Still, there’s little cause for alarm. The numbers are still going up, after all; Game Pass still grew by many millions of subscribers. I highly doubt Phil Spencer is about to pack his collection of videogame t-shirts into a cardboard box and be escorted off campus by security. Besides, I personally find all this rather comforting. I understand why Microsoft sees Game Pass take-up as the defining measure of the health of its videogame business. But what this tells me is that, despite Microsoft’s attempts to change the rules of engagement, it is still software, not services, that matters most.

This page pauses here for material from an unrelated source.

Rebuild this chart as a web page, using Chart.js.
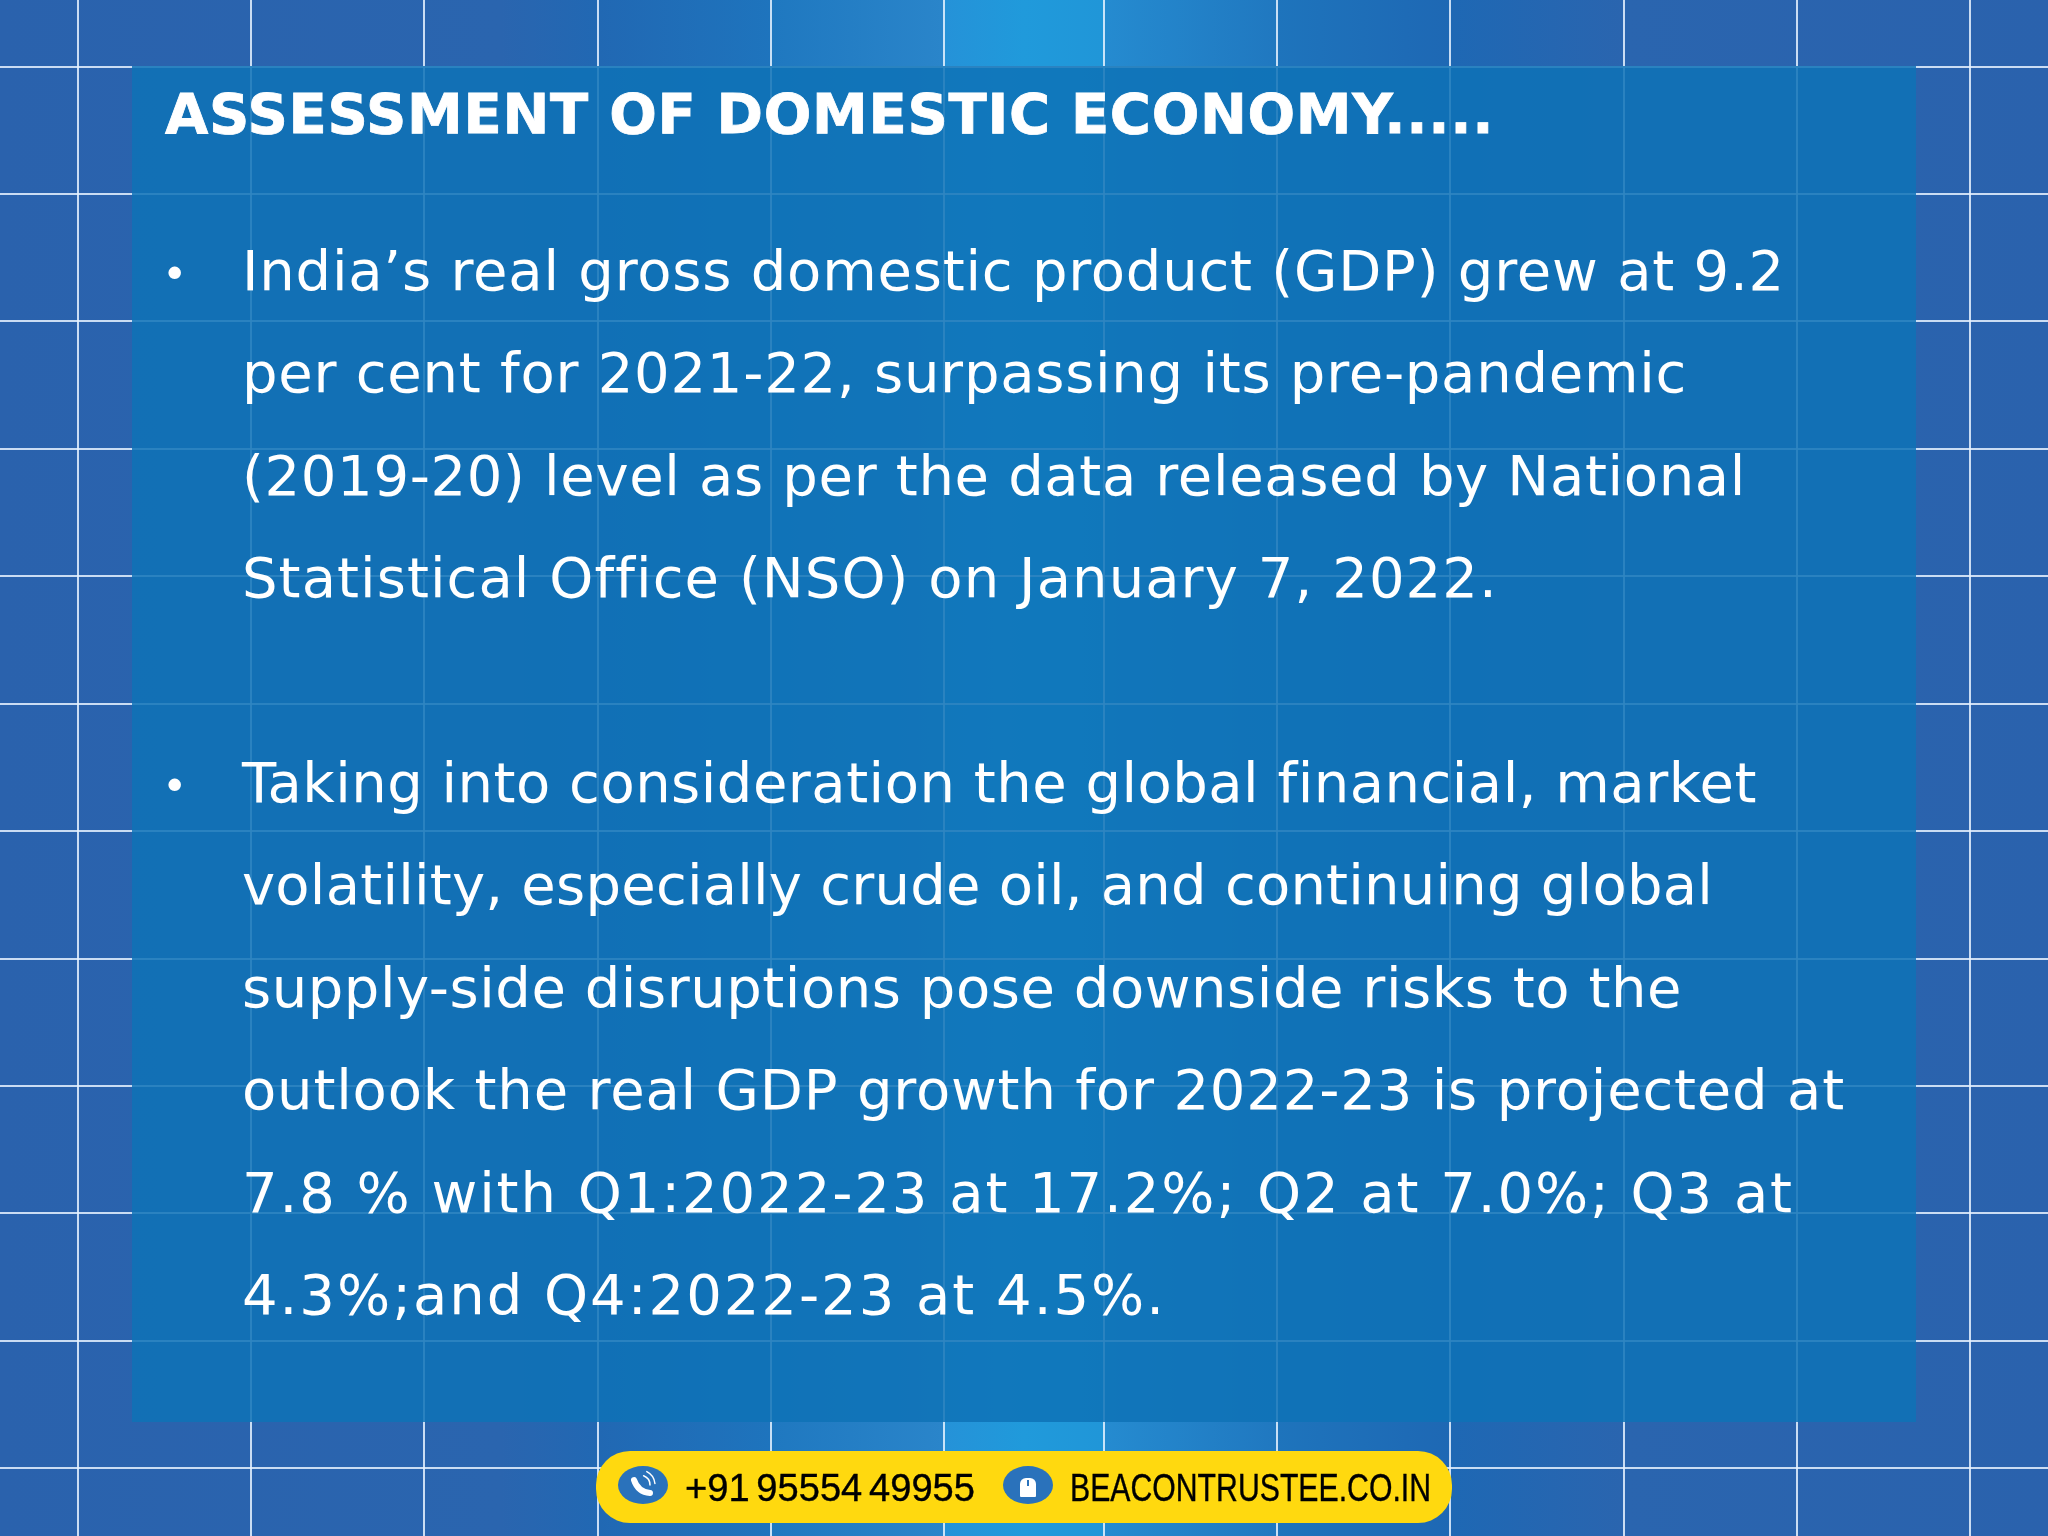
<!DOCTYPE html>
<html>
<head>
<meta charset="utf-8">
<style>
  html, body { margin: 0; padding: 0; background: #2a63ad; }
  #wrap { position: relative; width: 2048px; height: 1536px; overflow: hidden; }
  #slide { position: absolute; left: 0; top: 0; }
  .line { position: absolute; left: 242px; color: #fff; white-space: pre; font-variant-ligatures: none; font: 56px/64px "DejaVu Sans"; }
  .bullet { position: absolute; left: 162px; color: #fff; font: 43px/64px "DejaVu Sans"; }
  #heading { position: absolute; left: 165px; top: 78px; color: #fff; white-space: pre; letter-spacing: 0.7px; -webkit-text-stroke: 0.8px #fff; font: bold 56px/72px "DejaVu Sans"; }
  .foot { position: absolute; top: 1468px; color: #000; white-space: pre; word-spacing: -4px; -webkit-text-stroke: 0.4px #000; font: 39px/40px "Liberation Sans"; transform-origin: 0 50%; }
</style>
</head>
<body>
<div id="wrap">
  <canvas id="slide" width="2048" height="1536"></canvas>
  <div id="heading"></div>
  <div id="body"></div>
  <div class="foot" id="phone" style="left:685px"></div>
  <div class="foot" id="site" style="left:1070px"></div>
</div>
<script src="https://cdn.jsdelivr.net/npm/chart.js@4/dist/chart.umd.min.js"></script>
<script>
var headingText = 'ASSESSMENT OF DOMESTIC ECONOMY.....';
var firstPoint = [
    'India’s real gross domestic product (GDP) grew at 9.2',
    'per cent for 2021-22, surpassing its pre-pandemic',
    '(2019-20) level as per the data released by National',
    'Statistical Office (NSO) on January 7, 2022.'
];
var secondPoint = [
    'Taking into consideration the global financial, market',
    'volatility, especially crude oil, and continuing global',
    'supply-side disruptions pose downside risks to the',
    'outlook the real GDP growth for 2022-23 is projected at',
    '7.8 % with Q1:2022-23 at 17.2%; Q2 at 7.0%; Q3 at',
    '4.3%;and Q4:2022-23 at 4.5%.'
];
var phoneText = '+91 95554 49955';
var siteText = 'BEACONTRUSTEE.CO.IN';

// grid of the slide background
var gridColumns = [78, 251, 424, 598, 771, 944, 1104, 1277, 1450, 1624, 1797, 1970];
var gridRows = [67, 194, 321, 449, 576, 704, 831, 959, 1086, 1213, 1341, 1468];

// how wide each text line runs in the picture (DejaVu differs a bit from the original face)
var firstWidths = [1543, 1445, 1504, 1255];
var secondWidths = [1515, 1471, 1440, 1603, 1552, 924];

// text goes on top of the canvas as normal page text
document.getElementById('heading').textContent = headingText;

function fitFooter(id, text, width) {
    var el = document.getElementById(id);
    el.textContent = text;
    el.style.transform = 'scaleX(' + (width / el.getBoundingClientRect().width) + ')';
}
fitFooter('phone', phoneText, 290);
fitFooter('site', siteText, 361);

var bodyBox = document.getElementById('body');
function addPoint(lines, widths, top) {
    var bullet = document.createElement('div');
    bullet.className = 'bullet';
    bullet.style.top = (top + 3) + 'px';
    bullet.textContent = '•';
    bodyBox.appendChild(bullet);
    lines.forEach(function (text, i) {
        var el = document.createElement('div');
        el.className = 'line';
        el.style.top = (top + i * 102.4) + 'px';
        el.textContent = text;
        bodyBox.appendChild(el);
        var spare = widths[i] - el.getBoundingClientRect().width;
        el.style.letterSpacing = (spare / text.length) + 'px';
    });
}
addPoint(firstPoint, firstWidths, 239);
addPoint(secondPoint, secondWidths, 751);

function roundBox(ctx, x, y, w, h, r) {
    ctx.beginPath();
    ctx.roundRect(x, y, w, h, r);
    ctx.fill();
}

var slideBackground = {
    id: 'slideBackground',
    beforeDraw: function (chart) {
        var ctx = chart.ctx;
        var g = ctx.createLinearGradient(0, 0, 2048, 0);
        // the middle cells of the backdrop step in brightness at the grid lines
        g.addColorStop(0, '#2a62ad');
        g.addColorStop(500 / 2048, '#2a65af');
        g.addColorStop(598 / 2048, '#2168b3');
        g.addColorStop(770 / 2048, '#1e74bd');
        g.addColorStop(771 / 2048, '#1f78c0');
        g.addColorStop(943 / 2048, '#2a85ca');
        g.addColorStop(944 / 2048, '#2592d8');
        g.addColorStop(1024 / 2048, '#209adb');
        g.addColorStop(1103 / 2048, '#2096d8');
        g.addColorStop(1104 / 2048, '#258bd0');
        g.addColorStop(1276 / 2048, '#2078c0');
        g.addColorStop(1277 / 2048, '#1e74bc');
        g.addColorStop(1450 / 2048, '#1e68b4');
        g.addColorStop(1624 / 2048, '#2a65af');
        g.addColorStop(1, '#2a62ad');
        ctx.fillStyle = g;
        ctx.fillRect(0, 0, 2048, 1536);
    },
    // after the grid, so the lines show faintly through the panel
    beforeDatasetsDraw: function (chart) {
        var ctx = chart.ctx;
        ctx.save();
        ctx.fillStyle = 'rgba(14, 114, 182, 0.85)';
        ctx.fillRect(chart.scales.x.getPixelForValue(132), chart.scales.y.getPixelForValue(66),
            1784, 1356);

        // yellow contact strip
        ctx.fillStyle = '#ffd90f';
        roundBox(ctx, 596, 1451, 856, 72, 34);
        ctx.fillStyle = '#2a72bb';
        [643, 1028].forEach(function (cx) {
            ctx.beginPath();
            ctx.ellipse(cx, 1485, 25, 19, 0, 0, Math.PI * 2);
            ctx.fill();
        });

        // phone icon
        ctx.strokeStyle = '#fff';
        ctx.lineWidth = 6;
        ctx.lineCap = 'round';
        ctx.beginPath();
        ctx.moveTo(634, 1480);
        ctx.quadraticCurveTo(638, 1492, 650, 1493);
        ctx.stroke();
        ctx.lineWidth = 1.5;
        ctx.beginPath();
        ctx.arc(640, 1485, 10, -1.2, 0);
        ctx.stroke();
        ctx.beginPath();
        ctx.arc(640, 1485, 15, -1.1, -0.1);
        ctx.stroke();

        // mouse icon
        ctx.fillStyle = '#fff';
        roundBox(ctx, 1020, 1478, 16, 19, [6, 6, 1, 1]);
        ctx.fillStyle = '#2a72bb';
        ctx.fillRect(1027, 1480, 2, 6);
        ctx.restore();
    }
};

new Chart(document.getElementById('slide').getContext('2d'), {
    type: 'scatter',
    data: { datasets: [{ data: [] }] },
    plugins: [slideBackground],
    options: {
        responsive: false,
        animation: false,
        layout: { padding: 0 },
        plugins: { legend: { display: false }, tooltip: { enabled: false } },
        scales: {
            x: {
                min: 0,
                max: 2048,
                afterBuildTicks: function (axis) {
                    axis.ticks = gridColumns.map(function (v) { return { value: v }; });
                },
                ticks: { display: false },
                border: { display: false },
                grid: { color: 'rgba(230, 242, 255, 0.85)', lineWidth: 2, drawTicks: false }
            },
            y: {
                reverse: true,
                min: 0,
                max: 1536,
                afterBuildTicks: function (axis) {
                    axis.ticks = gridRows.map(function (v) { return { value: v }; });
                },
                ticks: { display: false },
                border: { display: false },
                grid: { color: 'rgba(230, 242, 255, 0.85)', lineWidth: 2, drawTicks: false }
            }
        }
    }
});
</script>
</body>
</html>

Game Pass is chock full of games, but it continues to lack somewhat for bangers. There are over 100 titles on the service today, many of them excellent, but none of them is a traditional system-seller. Those are coming. Spencer et al will look at the coming year, at Forza Horizon 5 and particularly Halo Infinite; they will look further ahead, towards Starfield and The Elder Scrolls VI. They will find in all that plenty of reason for optimism. So, in a broader sense, do I.


MORE!

  • Sticking with Microsoft, Redbubble’s Phil Spencer spoke at a Wall Street Journal event this week. Among the not-really-revelations are a pledge that Microsoft isn’t done with acquisitions, and still has no interest in making its own VR hardware. As you were.
  • Marcus Lehto, founding member of the original Halo team and the designer of Master Chief, is joining a new EA studio in Seattle as game director. Lehto’s most recent project, the RTS-infused sci-fi shooter Disintegration, never quite found its audience. He’s a good egg, and Hit Points wishes him all the best with his new adventure. Unfortunately this now means we can likely take him off the subscriber-exclusive interview wishlist, because EA PR are an absolute nightmare on whom I gave up many years ago.
  • Epic Games has announced publishing agreements with Eyes Out, the studio started recently by Spec Ops: The Line’s Cory Davis and Nine Inch Nails’ Robin Finck, and with Spry Fox, developer of old Edge office obsession Triple Town and the Roguelike puzzler Road Not Taken. Spry Fox’s new game is described as a “multiplatform, non-violent, persistent multiplayer game designed to encourage friendship and reduce loneliness in the world.”
  • More than 20 staff have departed Activision Blizzard as a result of its misconduct scandal, according to Fran Townsend, the firm’s executive VP of corporate affairs, and a further 20-plus have been subject to disciplinary action. This seems to me to be not quite cleaning house so much as airily waving a feather duster around, but it’s a start. Meanwhile, the firm’s legal army has requested a stay in the lawsuit that brought the allegations to light, asking for time to investigate allegations of ethics violations by DFEH lawyers.
  • Facebook reckons the best way to avert its ongoing PR crisis is changing its name. I am sure this will work brilliantly — look how everyone stopped using the name Google when it changed its name to Alphabet.

That’s your lot! To the influx of new arrivals, I hope today’s edition lived up to Eurogamer’s kind endorsement. To the rest of you, thanks so much for sticking around and putting up with me. I continue to appreciate you enormously.